Anton Zeilinger has done very far out entanglement delayed choice experiments. Let’s look at one. If Alice and Bob (they always show up in these things; it is really standard nomenclature in information theory and cryptography to invoke Alice and Bob) each create a pair of entangled particles and send one from each pair to Victor so he now has a pair of particles, one from Alice and one from Bob, and then Victor entangles this pair, then Alice and Bob’s remaining particles will also be found to be entangled, even though they didn’t interact directly! This is called entanglement swapping. If Victor doesn’t entangle his pair of particles, then Alice and Bob’s particles will not be entangled. So you can find out what Victor did by seeing if Alice and Bob’s particles are entangled.
But what if Victor makes his choice AFTER Alice and Bob make the measurements that determine whether their particles are entangled, even if only a tiny time bit after?

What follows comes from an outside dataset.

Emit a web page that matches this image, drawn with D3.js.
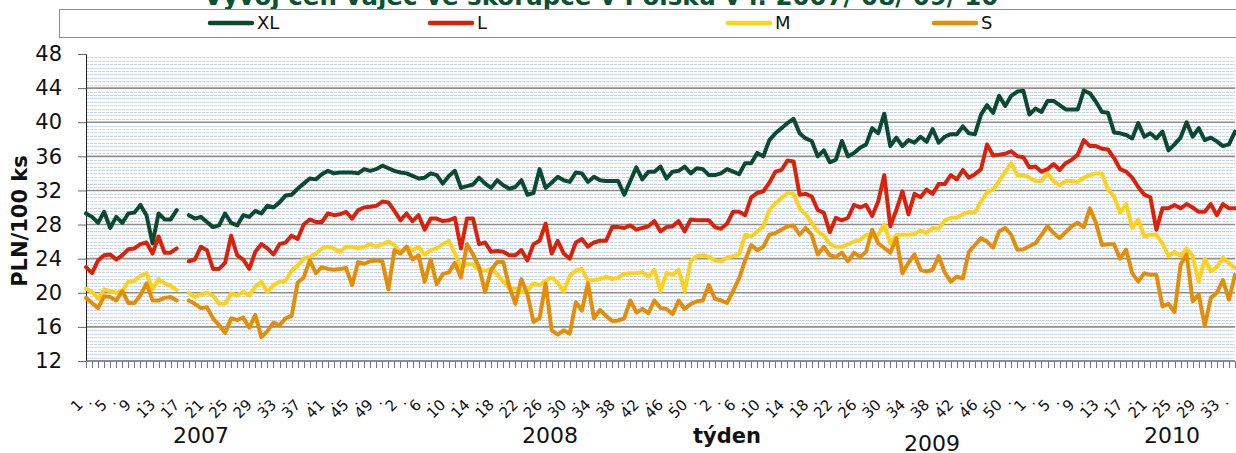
<!DOCTYPE html>
<html>
<head>
<meta charset="utf-8">
<script src="https://cdn.jsdelivr.net/npm/d3@7"></script>
<style>
  body { margin: 0; background: #fff; }
  svg { display: block; font-family: "DejaVu Sans", Verdana, sans-serif; }
</style>
</head>
<body>
<svg id="chart" width="1236" height="453"></svg>
<script>
// weeks shown for each year
const years = [2007, 2008, 2009, 2010];
const firstWeek = [1, 2, 1, 1];
const lastWeek = [52, 52, 53, 35];

const seriesNames = ["XL", "L", "M", "S"];
const seriesColors = ["#0b4a2e", "#db2108", "#fdd21e", "#e48e08"];
const yTicks = [12, 16, 20, 24, 28, 32, 36, 40, 44, 48];

// PLN / 100 ks, week by week (null = no price)
const xl = [29.3, 28.9, 28.2, 29.5, 27.6, 28.9, 28.2, 29.3, 29.4, 30.3, 29.1, 25.8, 29.3, 28.6, 28.6, 29.7, null,
  29.1, 28.7, 28.9, 28.3, 27.7, 27.9, 29.3, 28.2, 27.9, 29.1, 28.9, 29.6, 29.3, 30.2, 30.0, 30.6, 31.4, 31.5, 32.2, 32.8, 33.4, 33.3, 33.9, 34.3, 34.0, 34.1, 34.1, 34.1,
  34.0, 34.5, 34.3, 34.5, 34.9, 34.6, 34.3, 34.1, 34.0, 33.7, 33.4, 33.5, 34.0, 33.8, 32.8, 33.7, 34.3, 32.3, 32.5, 32.7, 33.5, 32.8, 32.3, 33.2, 32.6, 32.2, 32.4, 33.2, 31.5, 31.7, 34.5, 32.3, 32.9, 33.6, 33.2, 33.0, 34.1, 34.0, 33.0, 33.6, 33.2, 33.1, 33.1, 33.1, 31.5, 33.1, 34.7,
  33.3, 34.2, 34.2, 34.8, 33.4, 34.2, 34.3, 34.8, 34.0, 34.6, 34.5, 33.8, 33.8, 34.0, 34.5, 34.2, 33.9, 35.2, 35.2, 36.4, 36.0, 37.9, 38.7, 39.3, 39.9, 40.4, 38.7, 38.1, 37.8, 36.0, 36.7, 35.3, 35.6, 37.8, 36.0, 36.4, 37.0, 37.4, 39.3, 38.7, 41.0, 37.2, 38.2, 37.2, 37.9, 37.6, 38.3,
  37.7, 39.2, 37.6, 38.3, 38.6, 38.6, 39.5, 38.7, 38.6, 40.9, 42.0, 41.1, 43.1, 41.9, 43.1, 43.6, 43.7, 40.9, 41.6, 41.2, 42.5, 42.5, 42.0, 41.5, 41.5, 41.5, 43.7, 43.4, 42.4, 41.2, 41.1, 38.8, 38.7, 38.5, 38.1, 39.9, 38.3, 38.7, 38.1, 38.9, 36.7, 37.4, 38.2, 40.0, 38.3, 39.3, 37.9, 38.2, 37.75, 37.2, 37.4, 38.9];

const l = [23.0, 22.3, 23.8, 24.4, 24.5, 23.9, 24.4, 25.1, 25.2, 25.7, 25.9, 24.6, 26.6, 24.7, 24.7, 25.2, null,
  23.7, 23.9, 25.4, 25.0, 22.8, 22.8, 23.5, 26.7, 24.4, 23.9, 22.8, 24.8, 25.7, 25.2, 24.5, 25.7, 25.9, 26.7, 26.3, 28.0, 28.6, 28.3, 28.3, 29.3, 29.1, 29.2, 29.5, 28.7,
  29.7, 30.0, 30.1, 30.2, 30.7, 30.6, 29.6, 28.5, 29.3, 28.4, 29.1, 27.4, 28.7, 28.7, 28.4, 28.5, 28.8, 25.2, 28.7, 28.7, 25.7, 25.9, 24.8, 24.9, 24.8, 24.4, 24.4, 25.0, 23.8, 25.7, 26.1, 28.1, 24.6, 26.1, 24.6, 24.0, 25.9, 26.3, 25.4, 25.9, 26.1, 26.1, 27.7, 27.7, 27.6, 27.9, 27.4,
  27.6, 27.8, 28.4, 27.2, 27.7, 27.8, 28.4, 27.2, 28.6, 28.5, 28.5, 28.5, 27.7, 27.5, 28.1, 29.5, 29.5, 29.1, 31.2, 31.7, 31.9, 32.9, 34.2, 34.4, 35.5, 35.4, 31.5, 31.6, 31.3, 29.7, 29.4, 27.1, 28.8, 28.5, 28.8, 30.3, 30.0, 30.3, 29.0, 30.7, 33.8, 27.8, 29.7, 31.9, 29.2, 31.6, 31.2,
  32.1, 31.6, 32.75, 32.75, 33.8, 33.3, 34.4, 33.5, 33.9, 34.5, 37.4, 36.1, 36.2, 36.3, 36.6, 36.0, 35.9, 34.7, 34.8, 34.2, 34.5, 35.1, 34.4, 35.2, 35.6, 36.2, 37.9, 37.2, 37.2, 36.9, 36.8, 35.8, 34.5, 34.2, 33.5, 32.4, 31.5, 31.2, 27.4, 29.9, 29.9, 30.3, 29.9, 30.4, 30.0, 29.5, 29.5, 30.4, 29.1, 30.4, 29.9, 29.9];

const m = [20.5, 20.1, 19.3, 20.4, 20.2, 20.0, 20.2, 21.3, 21.4, 22.0, 22.3, 20.4, 21.6, 21.1, 20.8, 20.3, null,
  20.0, 19.5, 19.8, 20.0, 19.7, 18.7, 18.7, 19.9, 19.7, 20.1, 19.7, 20.7, 21.3, 20.1, 20.9, 21.3, 21.4, 22.6, 23.2, 24.0, 24.2, 24.6, 25.2, 25.4, 25.2, 24.8, 25.4, 25.4,
  25.2, 25.4, 25.7, 25.4, 25.7, 26.0, 25.6, 24.7, 25.4, 25.0, 25.4, 24.5, 25.0, 25.2, 25.7, 26.1, 24.6, 23.0, 23.4, 23.3, 22.7, 22.6, 22.8, 22.2, 21.3, 20.5, 20.5, 20.1, 20.3, 21.1, 20.9, 21.4, 21.8, 21.2, 20.1, 22.0, 22.6, 22.8, 21.4, 21.5, 21.6, 21.9, 21.6, 21.8, 22.2, 22.3, 22.3,
  22.4, 21.9, 22.7, 20.2, 22.3, 22.1, 22.7, 20.2, 23.7, 24.3, 24.4, 24.2, 23.8, 23.7, 24.1, 24.3, 24.5, 26.8, 26.6, 27.2, 27.8, 29.7, 30.5, 31.1, 31.7, 31.6, 29.9, 29.2, 28.2, 27.2, 26.7, 25.7, 25.4, 25.4, 25.7, 26.0, 26.2, 26.8, 26.6, 26.8, 28.0, 25.8, 26.8, 26.8, 26.8, 26.9, 27.3,
  27.0, 27.6, 27.5, 28.5, 28.8, 28.8, 29.2, 29.5, 29.4, 30.7, 31.8, 32.1, 33.1, 34.2, 35.2, 33.8, 33.8, 33.5, 33.1, 33.1, 34.0, 33.1, 32.6, 33.1, 33.1, 33.0, 33.5, 33.8, 34.0, 34.0, 32.1, 31.3, 29.4, 30.4, 27.6, 28.6, 26.6, 26.8, 26.8, 25.8, 24.3, 24.8, 24.3, 25.2, 24.3, 21.3, 24.0, 22.5, 23.0, 24.1, 23.5, 22.9];

const s = [19.4, 18.8, 18.2, 19.6, 19.5, 19.1, 20.2, 18.8, 18.8, 19.7, 21.1, 19.1, 19.1, 19.4, 19.5, 19.1, null,
  19.1, 18.7, 18.2, 18.3, 17.0, 16.2, 15.3, 17.0, 16.8, 17.1, 15.9, 17.4, 14.8, 15.5, 16.5, 16.2, 17.0, 17.3, 21.2, 21.8, 23.8, 22.3, 23.0, 22.8, 22.7,
  22.8, 22.9, 20.9, 23.6, 23.4, 23.7, 23.8, 23.7, 20.4, 25.0, 24.6, 25.4, 23.9, 24.4, 21.3, 23.9, 21.0, 22.2, 22.4, 23.5, 21.8, 25.7, 24.5, 23.0, 20.1, 22.7, 23.6, 23.6, 20.7, 18.7, 21.6, 19.8, 16.6, 17.0, 21.1, 15.6, 15.1, 15.6, 15.2, 18.9, 17.9, 21.1, 17.0, 18.0, 17.3, 16.7, 16.75, 17.0, 19.1, 17.7,
  18.1, 17.6, 19.1, 18.2, 18.1, 17.5, 19.1, 18.1, 18.7, 19.0, 19.1, 20.9, 19.3, 19.1, 18.8, 20.2, 21.7, 23.8, 25.6, 25.0, 25.4, 26.8, 27.0, 27.4, 27.8, 27.9, 26.8, 27.6, 26.8, 24.5, 25.4, 24.4, 24.2, 24.7, 23.7, 24.7, 24.2, 24.8, 27.4, 25.8, 25.25, 24.7, 26.4, 22.3, 23.5, 24.5, 22.7,
  22.5, 22.7, 24.3, 22.4, 21.3, 21.9, 21.7, 24.8, 25.6, 26.4, 26.0, 25.3, 27.2, 27.6, 26.8, 25.05, 25.1, 25.45, 25.8, 26.8, 27.8, 27.0, 26.4, 27.1, 27.8, 28.2, 27.7, 29.9, 28.2, 25.6, 25.7, 25.7, 24.0, 25.05, 22.3, 21.3, 22.3, 22.1, 22.1, 18.4, 18.7, 17.75, 23.3, 24.5, 19.0, 19.8, 16.1, 19.4, 20.0, 21.5, 19.2, 22.1];

const seriesValues = [xl, l, m, s];

// category list: one entry per week
const categories = [];
years.forEach((yr, k) => {
  d3.range(firstWeek[k], lastWeek[k] + 1).forEach(w => categories.push({ year: yr, week: w }));
});

const svg = d3.select("#chart");
const plotLeft = 86, plotRight = 1235, plotTop = 54, plotBottom = 361;

const x = d3.scalePoint()
  .domain(d3.range(categories.length))
  .range([plotLeft, plotRight]);

const y = d3.scaleLinear()
  .domain([12, 48])
  .range([plotBottom, plotTop]);

// title (cut off at the top like the original)
svg.append("text")
  .attr("x", 601)
  .attr("y", 5)
  .attr("text-anchor", "middle")
  .style("font-size", "24.5px")
  .style("font-weight", "bold")
  .style("fill", "#0d5132")
  .text("Vývoj cen vajec ve skořápce v Polsku v r. 2007/ 08/ 09/ 10");

// legend
svg.append("rect")
  .attr("x", 59.5)
  .attr("y", 9.5)
  .attr("width", 1200)
  .attr("height", 28)
  .attr("fill", "#fff")
  .attr("stroke", "#8c8c8c");

const legendX = [208, 428, 726, 932];
const legend = svg.selectAll(".legend-item")
  .data(seriesNames)
  .enter().append("g")
  .attr("class", "legend-item")
  .attr("transform", (d, i) => `translate(${legendX[i]},23)`);

legend.append("line")
  .attr("x1", 2).attr("x2", 44)
  .attr("stroke", (d, i) => seriesColors[i])
  .attr("stroke-width", 4.5)
  .attr("stroke-linecap", "round");

legend.append("text")
  .attr("x", 49)
  .attr("dy", "0.36em")
  .style("font-size", "18px")
  .style("fill", "#111")
  .text(d => d);

// minor grid (light blue dashes)
const minor = d3.range(0, 91).filter(k => k % 10 !== 0).map(k => 12 + k * 0.4);
svg.append("g")
  .selectAll("line")
  .data(minor)
  .enter().append("line")
  .attr("x1", plotLeft).attr("x2", plotRight)
  .attr("y1", d => Math.round(y(d)) + 0.5)
  .attr("y2", d => Math.round(y(d)) + 0.5)
  .attr("stroke", "#c5d5ef")
  .attr("stroke-dasharray", "3,1");

// major grid
svg.append("g")
  .selectAll("line")
  .data(yTicks.filter(v => v > 12 && v < 48))
  .enter().append("line")
  .attr("x1", plotLeft).attr("x2", plotRight)
  .attr("y1", d => y(d))
  .attr("y2", d => y(d))
  .attr("stroke", "#8e8e8e")
  .attr("stroke-width", 1.6);

// y axis
const yAxis = svg.append("g")
  .attr("transform", `translate(${plotLeft},0)`)
  .call(d3.axisLeft(y).tickValues(yTicks).tickSize(8).tickPadding(16));
yAxis.select(".domain").attr("stroke", "#222");
yAxis.selectAll(".tick line").attr("stroke", "#666");
yAxis.selectAll("text")
  .style("font-size", "21px")
  .style("font-family", "'DejaVu Sans', Verdana, sans-serif")
  .style("fill", "#111");

svg.append("text")
  .attr("transform", "translate(27,221) rotate(-90)")
  .attr("text-anchor", "middle")
  .style("font-size", "21px")
  .style("font-weight", "bold")
  .style("fill", "#111")
  .text("PLN/100 ks");

// x axis line and week ticks
svg.append("line")
  .attr("x1", plotLeft).attr("x2", plotRight)
  .attr("y1", plotBottom).attr("y2", plotBottom)
  .attr("stroke", "#666")
  .attr("stroke-width", 1.5);

svg.append("g")
  .selectAll("line")
  .data(d3.range(categories.length))
  .enter().append("line")
  .attr("x1", d => Math.round(x(d)) + 0.5)
  .attr("x2", d => Math.round(x(d)) + 0.5)
  .attr("y1", plotBottom)
  .attr("y2", plotBottom + 7)
  .attr("stroke", "#777");

// week labels, every 4th week with a dot in between
svg.append("g")
  .selectAll("text")
  .data(d3.range(categories.length).filter(i => i % 2 === 0))
  .enter().append("text")
  .attr("transform", i => `translate(${x(i) - 6},402) rotate(-45)`)
  .attr("text-anchor", "end")
  .attr("dy", "0.35em")
  .style("font-size", "15px")
  .style("fill", "#111")
  .text(i => i % 4 === 0 ? String(categories[i].week) : "·");

// year labels and axis title
const yearPos = [[201, 443], [550, 443], [932, 451], [1172, 443]];
svg.append("g")
  .selectAll("text")
  .data(years)
  .enter().append("text")
  .attr("x", (d, i) => yearPos[i][0])
  .attr("y", (d, i) => yearPos[i][1])
  .attr("text-anchor", "middle")
  .style("font-size", "22px")
  .style("fill", "#111")
  .text(d => d);

svg.append("text")
  .attr("x", 727)
  .attr("y", 443)
  .attr("text-anchor", "middle")
  .style("font-size", "21px")
  .style("font-weight", "bold")
  .style("fill", "#111")
  .text("týden");

// series
const line = d3.line()
  .defined(d => d != null)
  .x((d, i) => x(i))
  .y(d => y(d));

svg.append("g")
  .selectAll("path")
  .data(seriesValues)
  .enter().append("path")
  .attr("d", d => line(d))
  .attr("fill", "none")
  .attr("stroke", (d, i) => seriesColors[i])
  .attr("stroke-width", 4)
  .attr("stroke-linejoin", "round")
  .attr("stroke-linecap", "round");
</script>
</body>
</html>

You guessed it; what Victor decides and what he does with his particles, even AFTER Alice and Bob measured their particles, will determine what they will have found, whether or not their particles are entangled.
Zeilinger and his colleagues published an article in Nature Physics describing such an experiment (Xiao-sung Ma et al Experimental delayed-choice entanglement swapping, published online 4/12): “This can also be viewed as ‘quantum steering into the past’.”
They end their article saying: “Bohr [a famous founder of quantum mechanics] said that no elementary phenomenon is a phenomenon until it is a registered phenomenon. We would like to extend this by saying that some registered phenomenon do not have meaning unless they are put in relationship with other registered phenomena.”
Like Anton Zeilinger suggests, maybe we should have no pictures, and indulge no speculation beyond the data.
It is enough perhaps to realize that you can’t depend on such pictures, concepts derived from your day-today life at the scale at which you experience the universe with your senses.
But Indra’s web, vast and interconnected beyond imagination, really is a great non-picture picture!